> [What to produce]
Please transcribe the data below exactly. Leave the pictures out.

> [Data extract]
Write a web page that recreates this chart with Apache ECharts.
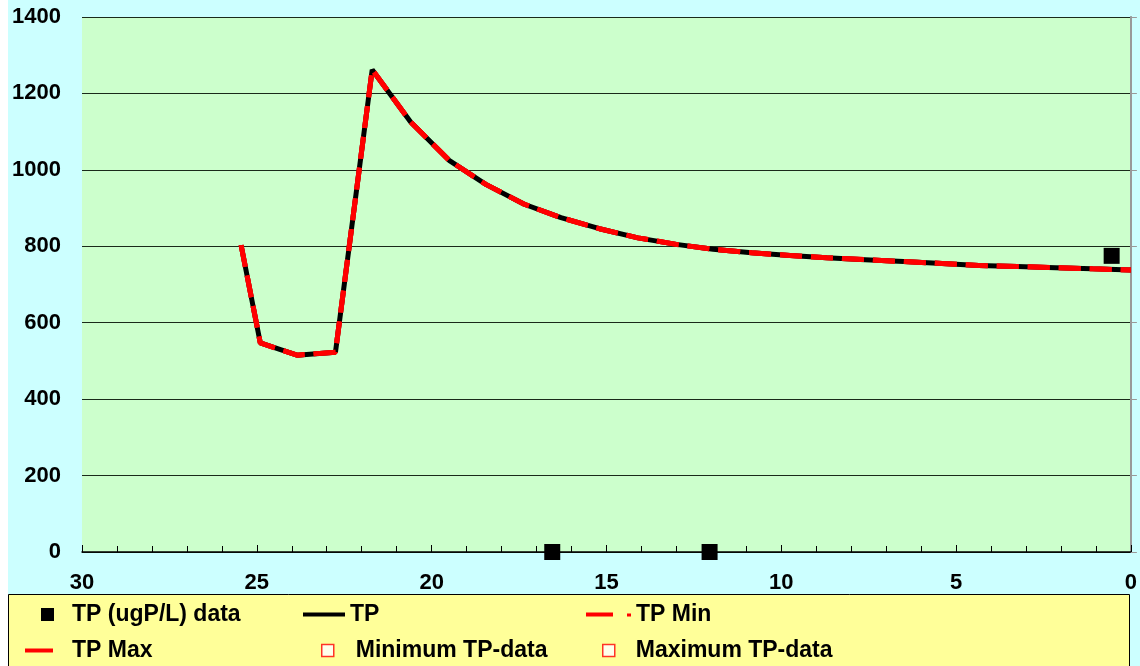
<!DOCTYPE html>
<html>
<head>
<meta charset="utf-8">
<script src="https://cdn.jsdelivr.net/npm/echarts@6/dist/echarts.min.js"></script>
<style>
html,body{margin:0;padding:0;background:#CCFFFF;}
#c{width:1140px;height:666px;}
</style>
</head>
<body>
<div id="c"></div>
<script>
// x values (reversed axis, 30 -> 0)
const tpX = [25.45, 24.9, 23.85, 22.75, 21.7, 20.6, 19.5, 18.45, 17.35, 16.3, 15.2, 14.1, 13.0, 11.95, 10.85, 9.75, 8.7, 7.6, 6.5, 5.4, 4.35, 3.25, 2.15, 1.1, 0];
const tpY = [803, 547, 515, 523, 1262, 1125, 1025, 962, 910, 875, 846, 822, 805, 792, 783, 776, 770, 765, 760, 755, 750, 747, 744, 741, 738];
const tpMinY = [803, 547, 515, 523, 1262, 1125, 1025, 962, 910, 875, 846, 822, 805, 792, 783, 776, 770, 765, 760, 755, 750, 747, 744, 741, 738];
const tpMaxY = [803, 547, 515, 523, 1262, 1125, 1025, 962, 910, 875, 846, 822, 805, 792, 783, 776, 770, 765, 760, 755, 750, 747, 744, 741, 738];
const dataX = [16.55, 12.05, 0.55];
const dataY = [0, 0, 775];
const minDataX = [];
const minDataY = [];
const maxDataX = [];
const maxDataY = [];
const names = ['TP (ugP/L) data', 'TP', 'TP Min', 'TP Max', 'Minimum TP-data', 'Maximum TP-data'];

const zip = (xs, ys) => xs.map((x, i) => [x, ys[i]]);
const axisFont = {fontFamily: 'Arial, "Liberation Sans", sans-serif', fontWeight: 'bold', fontSize: 22, color: '#000'};
const legFont = {fontFamily: 'Arial, "Liberation Sans", sans-serif', fontWeight: 'bold', fontSize: 23, color: '#000'};

function leg(name, left, top, icon, w, h, itemStyle, pad) {
  return {
    data: [{name: name, icon: icon, itemStyle: itemStyle}],
    left: left, top: top, itemWidth: w, itemHeight: h,
    selectedMode: false, padding: 0,
    textStyle: Object.assign({}, legFont, {padding: [0, 0, 0, pad]})
  };
}

const chart = echarts.init(document.getElementById('c'));
chart.setOption({
  backgroundColor: '#CCFFFF',
  animation: false,
  graphic: [
    {type: 'rect', shape: {x: 0, y: 0, width: 8, height: 666}, style: {fill: '#FFFFFF'}, z: -1},
    {type: 'rect', shape: {x: 8.5, y: 594.5, width: 1121, height: 80}, style: {fill: '#FFFF99', stroke: '#000', lineWidth: 1}, z: -1}
  ],
  grid: {left: 82, right: 8, top: 17, bottom: 114, show: true, backgroundColor: '#CCFFCC', borderWidth: 0},
  xAxis: {
    type: 'value', inverse: true, min: 0, max: 30, interval: 5,
    axisLine: {lineStyle: {color: '#000', width: 1.5}},
    axisTick: {inside: true, length: 7, lineStyle: {color: '#000'}},
    minorTick: {show: true, splitNumber: 5, length: 6, lineStyle: {color: '#000'}},
    splitLine: {show: false},
    axisLabel: Object.assign({}, axisFont, {margin: 20})
  },
  yAxis: [{
    type: 'value', min: 0, max: 1400, interval: 200,
    axisLine: {show: true, lineStyle: {color: '#808080', width: 1.5}},
    axisTick: {show: false},
    splitLine: {lineStyle: {color: '#1a2a1a', width: 1.2}},
    axisLabel: Object.assign({}, axisFont, {margin: 21, formatter: v => String(v)})
  }, {
    type: 'value', min: 0, max: 1400, interval: 200, position: 'right',
    axisLine: {show: true, lineStyle: {color: '#999', width: 2}},
    axisTick: {show: true, length: 6, lineStyle: {color: '#999'}},
    splitLine: {show: false},
    axisLabel: {show: false}
  }],
  legend: [
    leg(names[0], 41, 603, 'rect', 13, 13, {color: '#000'}, 13),
    leg(names[1], 303, 603, 'rect', 42, 4, {color: '#000'}, 0),
    leg(names[2], 586, 603, 'path://M0,0 H27 V4 H0 Z M41,1 H45 V4 H41 Z', 45, 4, {color: '#FF0000'}, 0),
    leg(names[3], 25, 639, 'rect', 28, 4, {color: '#FF0000'}, 14),
    leg(names[4], 321, 639, 'rect', 12, 12, {color: '#FFFFFF', borderColor: '#FF0000', borderWidth: 1.5}, 17),
    leg(names[5], 602, 639, 'rect', 12, 12, {color: '#FFFFFF', borderColor: '#FF0000', borderWidth: 1.5}, 16)
  ],
  series: [
    {name: names[1], type: 'line', data: zip(tpX, tpY), showSymbol: false, symbol: 'none',
     lineStyle: {color: '#000', width: 5}, itemStyle: {color: '#000'}, z: 2},
    {name: names[2], type: 'line', data: zip(tpX, tpMinY), showSymbol: false, symbol: 'none',
     lineStyle: {color: '#FF0000', width: 5, type: [22, 9]}, itemStyle: {color: '#FF0000'}, z: 3},
    {name: names[3], type: 'line', data: zip(tpX, tpMaxY), showSymbol: false, symbol: 'none',
     lineStyle: {color: '#FF0000', width: 5, type: [22, 9]}, itemStyle: {color: '#FF0000'}, z: 4},
    {name: names[0], type: 'scatter', data: zip(dataX, dataY), symbol: 'rect', symbolSize: 16,
     itemStyle: {color: '#000', opacity: 1}, z: 5, clip: false},
    {name: names[4], type: 'scatter', data: zip(minDataX, minDataY), symbol: 'rect', symbolSize: 12,
     itemStyle: {color: '#FFFFFF', borderColor: '#FF0000', borderWidth: 1.5}},
    {name: names[5], type: 'scatter', data: zip(maxDataX, maxDataY), symbol: 'rect', symbolSize: 12,
     itemStyle: {color: '#FFFFFF', borderColor: '#FF0000', borderWidth: 1.5}}
  ]
});
</script>
</body>
</html>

> [Response to the task]
Write a web page that recreates this chart with Apache ECharts.
<!DOCTYPE html>
<html>
<head>
<meta charset="utf-8">
<script src="https://cdn.jsdelivr.net/npm/echarts@6/dist/echarts.min.js"></script>
<style>
html,body{margin:0;padding:0;background:#CCFFFF;}
#c{width:1140px;height:666px;}
</style>
</head>
<body>
<div id="c"></div>
<script>
// x values (reversed axis, 30 -> 0)
const tpX = [25.45, 24.9, 23.85, 22.75, 21.7, 20.6, 19.5, 18.45, 17.35, 16.3, 15.2, 14.1, 13.0, 11.95, 10.85, 9.75, 8.7, 7.6, 6.5, 5.4, 4.35, 3.25, 2.15, 1.1, 0];
const tpY = [803, 547, 515, 523, 1262, 1125, 1025, 962, 910, 875, 846, 822, 805, 792, 783, 776, 770, 765, 760, 755, 750, 747, 744, 741, 738];
const tpMinY = [803, 547, 515, 523, 1262, 1125, 1025, 962, 910, 875, 846, 822, 805, 792, 783, 776, 770, 765, 760, 755, 750, 747, 744, 741, 738];
const tpMaxY = [803, 547, 515, 523, 1262, 1125, 1025, 962, 910, 875, 846, 822, 805, 792, 783, 776, 770, 765, 760, 755, 750, 747, 744, 741, 738];
const dataX = [16.55, 12.05, 0.55];
const dataY = [0, 0, 775];
const minDataX = [];
const minDataY = [];
const maxDataX = [];
const maxDataY = [];
const names = ['TP (ugP/L) data', 'TP', 'TP Min', 'TP Max', 'Minimum TP-data', 'Maximum TP-data'];

const zip = (xs, ys) => xs.map((x, i) => [x, ys[i]]);
const axisFont = {fontFamily: 'Arial, "Liberation Sans", sans-serif', fontWeight: 'bold', fontSize: 22, color: '#000'};
const legFont = {fontFamily: 'Arial, "Liberation Sans", sans-serif', fontWeight: 'bold', fontSize: 23, color: '#000'};

function leg(name, left, top, icon, w, h, itemStyle, pad) {
  return {
    data: [{name: name, icon: icon, itemStyle: itemStyle}],
    left: left, top: top, itemWidth: w, itemHeight: h,
    selectedMode: false, padding: 0,
    textStyle: Object.assign({}, legFont, {padding: [0, 0, 0, pad]})
  };
}

const chart = echarts.init(document.getElementById('c'));
chart.setOption({
  backgroundColor: '#CCFFFF',
  animation: false,
  graphic: [
    {type: 'rect', shape: {x: 0, y: 0, width: 8, height: 666}, style: {fill: '#FFFFFF'}, z: -1},
    {type: 'rect', shape: {x: 8.5, y: 594.5, width: 1121, height: 80}, style: {fill: '#FFFF99', stroke: '#000', lineWidth: 1}, z: -1}
  ],
  grid: {left: 82, right: 8, top: 17, bottom: 114, show: true, backgroundColor: '#CCFFCC', borderWidth: 0},
  xAxis: {
    type: 'value', inverse: true, min: 0, max: 30, interval: 5,
    axisLine: {lineStyle: {color: '#000', width: 1.5}},
    axisTick: {inside: true, length: 7, lineStyle: {color: '#000'}},
    minorTick: {show: true, splitNumber: 5, length: 6, lineStyle: {color: '#000'}},
    splitLine: {show: false},
    axisLabel: Object.assign({}, axisFont, {margin: 20})
  },
  yAxis: [{
    type: 'value', min: 0, max: 1400, interval: 200,
    axisLine: {show: true, lineStyle: {color: '#808080', width: 1.5}},
    axisTick: {show: false},
    splitLine: {lineStyle: {color: '#1a2a1a', width: 1.2}},
    axisLabel: Object.assign({}, axisFont, {margin: 21, formatter: v => String(v)})
  }, {
    type: 'value', min: 0, max: 1400, interval: 200, position: 'right',
    axisLine: {show: true, lineStyle: {color: '#999', width: 2}},
    axisTick: {show: true, length: 6, lineStyle: {color: '#999'}},
    splitLine: {show: false},
    axisLabel: {show: false}
  }],
  legend: [
    leg(names[0], 41, 603, 'rect', 13, 13, {color: '#000'}, 13),
    leg(names[1], 303, 603, 'rect', 42, 4, {color: '#000'}, 0),
    leg(names[2], 586, 603, 'path://M0,0 H27 V4 H0 Z M41,1 H45 V4 H41 Z', 45, 4, {color: '#FF0000'}, 0),
    leg(names[3], 25, 639, 'rect', 28, 4, {color: '#FF0000'}, 14),
    leg(names[4], 321, 639, 'rect', 12, 12, {color: '#FFFFFF', borderColor: '#FF0000', borderWidth: 1.5}, 17),
    leg(names[5], 602, 639, 'rect', 12, 12, {color: '#FFFFFF', borderColor: '#FF0000', borderWidth: 1.5}, 16)
  ],
  series: [
    {name: names[1], type: 'line', data: zip(tpX, tpY), showSymbol: false, symbol: 'none',
     lineStyle: {color: '#000', width: 5}, itemStyle: {color: '#000'}, z: 2},
    {name: names[2], type: 'line', data: zip(tpX, tpMinY), showSymbol: false, symbol: 'none',
     lineStyle: {color: '#FF0000', width: 5, type: [22, 9]}, itemStyle: {color: '#FF0000'}, z: 3},
    {name: names[3], type: 'line', data: zip(tpX, tpMaxY), showSymbol: false, symbol: 'none',
     lineStyle: {color: '#FF0000', width: 5, type: [22, 9]}, itemStyle: {color: '#FF0000'}, z: 4},
    {name: names[0], type: 'scatter', data: zip(dataX, dataY), symbol: 'rect', symbolSize: 16,
     itemStyle: {color: '#000', opacity: 1}, z: 5, clip: false},
    {name: names[4], type: 'scatter', data: zip(minDataX, minDataY), symbol: 'rect', symbolSize: 12,
     itemStyle: {color: '#FFFFFF', borderColor: '#FF0000', borderWidth: 1.5}},
    {name: names[5], type: 'scatter', data: zip(maxDataX, maxDataY), symbol: 'rect', symbolSize: 12,
     itemStyle: {color: '#FFFFFF', borderColor: '#FF0000', borderWidth: 1.5}}
  ]
});
</script>
</body>
</html>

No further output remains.